Muitos pensam em fazer o mesmo e deixar o país. “Corro risco por denunciar a opressão social vivida pelo negro, pobre e favelado na comunidade onde moro, em São Paulo. Mas, depois de ter uma arma apontada para minha cara, decidi que quero viver e quero minha família viva. Já tirei o passaporte e estou juntando dinheiro para as passagens. Pretendo ir até abril”, diz o músico Alisson Oliveira.
Mesmo longe de casa, os três exilados afirmam que vão continuar a lutar por um país mais justo, onde todos possam exercer seu direito de cidadania em paz. “Estar longe fisicamente não nos impede de nada. Vamos nos articular aqui e aí também”, garante Patrícia.
Por e-mail, a antropóloga Débora Diniz disse que segue na luta: “Sigo mais do que nunca, mesmo à distância, resistindo e avançando, fazendo meu trabalho, engajada em defesa dos direitos humanos, da democracia. Não vão me calar. Não serei silenciada pelo terror”. Ela conta que as ameaças continuam. “É preciso desnaturalizar esse estado de desamparo, essa apatia com o alcance do ódio em que me parece que estamos caindo”, afirma.
* Nome fictício
Relembre
“Preservar a vida ameaçada também é uma estratégia de luta por dias melhores”, tuitou Jean Wyllys, ex-deputado do PSOL que deveria iniciar seu terceiro mandato na última sexta-feira.
O PSOL também era o partido da vereadora carioca Marielle Franco, negra, lésbica e conhecida por suas críticas à violência policial nas favelas. Ela foi morta a tiros em março do ano passado. O crime não foi esclarecido.
“População não respeita o diferente”
A miscigenação brasileira, oriunda de vários povos ao longo de mais de 500 anos de história, não é vivenciada com naturalidade no cotidiano. E a dificuldade de lidar com o que é diferente cobra seu preço, diz a cientista social Mariah Quintal, da UFMG.
“Quando olhamos para as relações sociais, a ideia do ódio à diversidade é visível. Somos um povo que encara aquilo que confronta o nosso modo de ver a realidade e suas conquistas de forma imatura. Mas, muitas vezes, essa imaturidade se estende para algo violento e extremista”, afirma.
De acordo com o cientista político Carlos Ranulfo, professor da UFMG, esse tipo de “ressentimento agressivo” se deve mais ao pouco tempo de democracia do país. “Ainda engatinhamos nos valores democráticos. A onda de conservadorismo impera”, diz. Para ele, as redes sociais e a força de discursos políticos tradicionais potencializam o fenômeno.

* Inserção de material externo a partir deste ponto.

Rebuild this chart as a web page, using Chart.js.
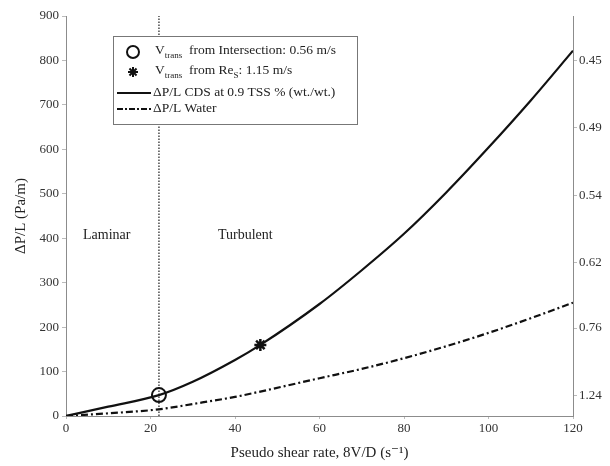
<!DOCTYPE html>
<html>
<head>
<meta charset="utf-8">
<script src="https://cdn.jsdelivr.net/npm/chart.js@4.4.0/dist/chart.umd.min.js"></script>
<style>
  html, body { margin: 0; padding: 0; background: #fff; }
  #wrap { width: 610px; height: 466px; }
</style>
</head>
<body>
<div id="wrap"><canvas id="dpChart"></canvas></div>
<script>
// pseudo shear rate 8V/D (1/s)
const shearRate = [0, 10, 22, 30, 40, 46, 60, 70, 80, 90, 100, 110, 120];
// pressure gradient (Pa/m)
const cdsPressure = [0, 21, 47, 77, 126, 160, 252, 328, 410, 503, 604, 710, 822];
const waterPressure = [0, 6, 15, 27, 43, 55, 85, 106, 130, 157, 187, 220, 255];

// transition points
const transIntersection = { x: 22, y: 47 };
const transReynolds = { x: 46, y: 160 };

// left axis ticks
const leftTicks = [0, 100, 200, 300, 400, 500, 600, 700, 800, 900];
const xTicks = [0, 20, 40, 60, 80, 100, 120];
// right axis: tick positions (in Pa/m) and their labels
const rightTickValues = [47, 198, 346, 497, 650, 799];
const rightTickLabels = ["1.24", "0.76", "0.62", "0.54", "0.49", "0.45"];

const serif = "'Liberation Serif', 'DejaVu Serif', serif";
const axisGray = "#8c8c8c";
const textGray = "#333";

const pts = (ys) => shearRate.map((x, i) => ({ x: x, y: ys[i] }));

// custom legend box inside the plot + region labels
const annotations = {
  id: "annotations",
  afterDatasetsDraw(chart) {
    const ctx = chart.ctx;
    ctx.save();
    // region labels
    ctx.fillStyle = "#222";
    ctx.font = "14px " + serif;
    ctx.textBaseline = "middle";
    ctx.fillText("Laminar", 83, 235);
    ctx.fillText("Turbulent", 218, 235);

    // legend box
    const bx = 113, by = 36, bw = 244, bh = 88;
    ctx.fillStyle = "#fff";
    ctx.fillRect(bx, by, bw, bh);
    ctx.strokeStyle = "#777";
    ctx.lineWidth = 1;
    ctx.strokeRect(bx + 0.5, by + 0.5, bw, bh);

    ctx.fillStyle = "#222";
    ctx.strokeStyle = "#111";
    const main = "13.5px " + serif, sub = "9px " + serif;
    const seg = (parts, x, y) => {
      parts.forEach(p => {
        ctx.font = p.s ? sub : main;
        ctx.fillText(p.t, x, p.s ? y + 6 : y);
        x += ctx.measureText(p.t).width;
      });
    };
    // row 1: circle
    ctx.lineWidth = 2;
    ctx.beginPath();
    ctx.arc(133, 52, 6, 0, Math.PI * 2);
    ctx.stroke();
    seg([{ t: "V" }, { t: "trans", s: true }, { t: "  from Intersection: 0.56 m/s" }], 155, 50);
    // row 2: star
    ctx.lineWidth = 2;
    ctx.beginPath();
    for (let a = 0; a < 4; a++) {
      const ang = a * Math.PI / 4;
      ctx.moveTo(133 - 5 * Math.cos(ang), 72 - 5 * Math.sin(ang));
      ctx.lineTo(133 + 5 * Math.cos(ang), 72 + 5 * Math.sin(ang));
    }
    ctx.stroke();
    seg([{ t: "V" }, { t: "trans", s: true }, { t: "  from Re" }, { t: "S", s: true }, { t: ": 1.15 m/s" }], 155, 70);
    // row 3: solid line
    ctx.lineWidth = 2;
    ctx.setLineDash([]);
    ctx.beginPath();
    ctx.moveTo(117, 93); ctx.lineTo(151, 93);
    ctx.stroke();
    seg([{ t: "ΔP/L CDS at 0.9 TSS % (wt./wt.)" }], 153, 92);
    // row 4: dash-dot line
    ctx.setLineDash([6, 2, 2, 2]);
    ctx.beginPath();
    ctx.moveTo(117, 109); ctx.lineTo(151, 109);
    ctx.stroke();
    ctx.setLineDash([]);
    seg([{ t: "ΔP/L Water" }], 153, 108);
    ctx.restore();
  }
};

new Chart(document.getElementById("dpChart").getContext("2d"), {
  type: "scatter",
  data: {
    datasets: [
      {
        label: "transition",
        data: [{ x: transIntersection.x, y: 0 }, { x: transIntersection.x, y: 900 }],
        showLine: true,
        borderColor: "#555",
        borderWidth: 1.6,
        borderDash: [1.5, 1.5],
        pointRadius: 0,
        order: 5,
      },
      {
        label: "ΔP/L CDS at 0.9 TSS % (wt./wt.)",
        data: pts(cdsPressure),
        showLine: true,
        borderColor: "#111",
        borderWidth: 2.2,
        cubicInterpolationMode: "monotone",
        pointRadius: 0,
        order: 2,
      },
      {
        label: "ΔP/L Water",
        data: pts(waterPressure),
        showLine: true,
        borderColor: "#111",
        borderWidth: 2.2,
        borderDash: [7, 3, 2, 3],
        cubicInterpolationMode: "monotone",
        pointRadius: 0,
        order: 3,
      },
      {
        label: "Vtrans from Intersection",
        data: [transIntersection],
        pointStyle: "circle",
        pointRadius: 7,
        pointBorderWidth: 2,
        pointBackgroundColor: "rgba(0,0,0,0)",
        pointBorderColor: "#111",
        order: 1,
      },
      {
        label: "Vtrans from ReS",
        data: [transReynolds],
        pointStyle: "star",
        pointRadius: 6,
        pointBorderWidth: 2.5,
        pointBorderColor: "#111",
        order: 1,
      },
    ],
  },
  options: {
    responsive: true,
    maintainAspectRatio: false,
    animation: false,
    layout: { padding: { top: 16, left: 0, right: 0, bottom: 0 } },
    plugins: {
      legend: { display: false },
      tooltip: { enabled: false },
    },
    scales: {
      x: {
        type: "linear",
        min: 0,
        max: 120,
        afterBuildTicks: (s) => { s.ticks = xTicks.map(v => ({ value: v })); },
        afterFit: (s) => { s.height = 50; },
        grid: { drawOnChartArea: false, drawTicks: true, tickLength: 3, color: "#bbb" },
        border: { color: axisGray, width: 1 },
        ticks: { color: textGray, font: { family: serif, size: 13 }, padding: 2, maxRotation: 0 },
        title: {
          display: true,
          text: "Pseudo shear rate, 8V/D (s⁻¹)",
          color: "#222",
          font: { family: serif, size: 15 },
          padding: { top: 0, bottom: 4 },
        },
      },
      y: {
        type: "linear",
        position: "left",
        min: 0,
        max: 900,
        afterBuildTicks: (s) => { s.ticks = leftTicks.map(v => ({ value: v })); },
        afterFit: (s) => { s.width = 66; },
        grid: { drawOnChartArea: false, tickLength: 4, color: "#bbb" },
        border: { color: axisGray, width: 1 },
        ticks: { color: textGray, font: { family: serif, size: 13 }, padding: 3 },
        title: {
          display: true,
          text: "ΔP/L (Pa/m)",
          color: "#222",
          font: { family: serif, size: 15 },
          padding: { top: 12, bottom: 2 },
        },
      },
      y2: {
        type: "linear",
        position: "right",
        min: 0,
        max: 900,
        afterBuildTicks: (s) => { s.ticks = rightTickValues.map(v => ({ value: v })); },
        afterFit: (s) => { s.width = 37; },
        grid: { drawOnChartArea: false, tickLength: 4, color: "#bbb" },
        border: { color: axisGray, width: 1 },
        ticks: {
          color: textGray,
          font: { family: serif, size: 13 },
          padding: 2,
          callback: (v) => {
            const i = rightTickValues.indexOf(v);
            return i >= 0 ? rightTickLabels[i] : "";
          },
        },
      },
    },
  },
  plugins: [annotations],
});
</script>
</body>
</html>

“Pessoas que antes não tinham voz encontraram espaço na internet. E, com a eleição de políticos que compactuam com elas, acreditam ter um direito ‘legitimado’ de expor sua opinião como querem, o que não é verdade”, pontua.
Minientrevista
Anderson França
Escritor e ativista social
Você sabe quem estava por trás das ameaças?
É um grupo completamente articulado na internet que pratica crimes virtuais como racismo, injúria, calúnia, difamação e incitação a práticas violentas, como estupro, homicídio, lesão corporal e feminicídio. O líder – Marcelo Valle Silveira de Mello, condenado em dezembro a 41 anos por crimes cibernéticos – está preso desde 2018, mas a estrutura que ele montou é muito complexa e ainda bastante atuante.

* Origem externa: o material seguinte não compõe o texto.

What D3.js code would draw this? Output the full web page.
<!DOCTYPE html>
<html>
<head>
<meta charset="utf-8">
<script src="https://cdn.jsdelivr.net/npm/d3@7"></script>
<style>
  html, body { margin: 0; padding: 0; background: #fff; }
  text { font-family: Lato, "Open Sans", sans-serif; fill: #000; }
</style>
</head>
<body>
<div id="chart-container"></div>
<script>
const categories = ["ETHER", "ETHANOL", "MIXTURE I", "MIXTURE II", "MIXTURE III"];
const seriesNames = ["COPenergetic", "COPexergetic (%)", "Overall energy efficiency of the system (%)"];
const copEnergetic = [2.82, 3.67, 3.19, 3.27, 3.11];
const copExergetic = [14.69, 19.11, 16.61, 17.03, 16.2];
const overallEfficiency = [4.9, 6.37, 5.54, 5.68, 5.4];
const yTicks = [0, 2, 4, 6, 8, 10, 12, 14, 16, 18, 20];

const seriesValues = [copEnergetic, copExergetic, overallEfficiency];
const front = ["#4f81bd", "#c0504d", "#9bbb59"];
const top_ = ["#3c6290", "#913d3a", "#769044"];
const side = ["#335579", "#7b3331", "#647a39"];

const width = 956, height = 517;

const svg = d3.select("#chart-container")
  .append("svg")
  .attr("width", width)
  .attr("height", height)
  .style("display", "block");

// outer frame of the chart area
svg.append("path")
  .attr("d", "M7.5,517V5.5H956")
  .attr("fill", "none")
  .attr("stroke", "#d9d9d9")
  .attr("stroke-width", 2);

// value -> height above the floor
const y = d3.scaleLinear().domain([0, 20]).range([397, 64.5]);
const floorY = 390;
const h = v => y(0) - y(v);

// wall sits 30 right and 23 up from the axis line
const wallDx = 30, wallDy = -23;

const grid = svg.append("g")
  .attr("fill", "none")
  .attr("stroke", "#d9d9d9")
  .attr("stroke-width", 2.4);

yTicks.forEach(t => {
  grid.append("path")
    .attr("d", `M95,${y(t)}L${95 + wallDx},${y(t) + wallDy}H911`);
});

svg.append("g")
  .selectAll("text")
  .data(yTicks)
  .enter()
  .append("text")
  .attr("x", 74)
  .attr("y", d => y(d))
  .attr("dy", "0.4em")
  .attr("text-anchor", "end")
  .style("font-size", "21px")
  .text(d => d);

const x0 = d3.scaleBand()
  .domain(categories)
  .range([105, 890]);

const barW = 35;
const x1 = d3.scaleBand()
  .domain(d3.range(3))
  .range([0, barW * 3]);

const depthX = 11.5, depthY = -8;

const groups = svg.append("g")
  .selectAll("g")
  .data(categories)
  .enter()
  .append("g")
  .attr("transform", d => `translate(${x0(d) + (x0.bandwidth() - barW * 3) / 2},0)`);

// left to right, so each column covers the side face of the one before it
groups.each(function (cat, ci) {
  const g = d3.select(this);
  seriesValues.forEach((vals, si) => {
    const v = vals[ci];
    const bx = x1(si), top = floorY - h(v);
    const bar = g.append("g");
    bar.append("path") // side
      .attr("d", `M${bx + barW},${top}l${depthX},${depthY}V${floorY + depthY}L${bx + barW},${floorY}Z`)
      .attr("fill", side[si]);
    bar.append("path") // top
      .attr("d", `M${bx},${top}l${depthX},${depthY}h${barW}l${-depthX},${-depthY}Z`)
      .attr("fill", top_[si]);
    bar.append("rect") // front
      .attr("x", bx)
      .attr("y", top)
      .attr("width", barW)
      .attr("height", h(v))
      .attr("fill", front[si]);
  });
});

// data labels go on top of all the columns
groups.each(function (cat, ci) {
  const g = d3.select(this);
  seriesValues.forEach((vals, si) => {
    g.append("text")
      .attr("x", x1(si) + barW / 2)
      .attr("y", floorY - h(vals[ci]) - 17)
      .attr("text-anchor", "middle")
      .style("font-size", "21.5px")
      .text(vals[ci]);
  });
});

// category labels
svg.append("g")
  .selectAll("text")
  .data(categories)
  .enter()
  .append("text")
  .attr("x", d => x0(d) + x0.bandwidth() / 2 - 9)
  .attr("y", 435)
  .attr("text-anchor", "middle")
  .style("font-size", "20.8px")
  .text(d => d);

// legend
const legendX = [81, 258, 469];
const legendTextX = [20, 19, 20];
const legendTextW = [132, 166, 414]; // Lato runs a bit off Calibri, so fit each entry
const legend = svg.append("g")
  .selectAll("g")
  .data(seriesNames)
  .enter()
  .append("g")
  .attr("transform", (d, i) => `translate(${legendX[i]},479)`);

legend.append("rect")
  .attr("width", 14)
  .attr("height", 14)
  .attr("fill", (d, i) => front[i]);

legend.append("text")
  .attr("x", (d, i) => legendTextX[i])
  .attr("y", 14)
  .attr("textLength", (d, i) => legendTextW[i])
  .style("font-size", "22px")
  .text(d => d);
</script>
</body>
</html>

Você conhece outras vítimas?
Acabei conhecendo porque o modus operandi desses criminosos é basicamente o mesmo: agindo pelas redes sociais, por e-mail, por telefone contra nós e nossos familiares. São pessoas que sabem usar a internet e a tecnologia a seu favor: eles têm acesso a muitas informações pessoais, usam sites não rastreáveis no Brasil e não costumam deixar pistas.
Como está sendo a vida fora do Brasil?
É muito mais difícil porque eu não queria vir para cá e estava muito feliz na minha comunidade, na minha periferia. Por causa dos covardes, precisei ir embora. Mas não posso reclamar. Corro atrás das coisas com minha mulher, e temos tido muito apoio de brasileiros e europeus que sabem do nosso drama e apoiam nossa causa.
Quais são seus planos?
Já tenho a documentação para dar entrada no pedido de asilo político na França ou na Alemanha o mais rápido possível. Pretendo ajudar outros brasileiros nessa situação e não quero voltar tão cedo.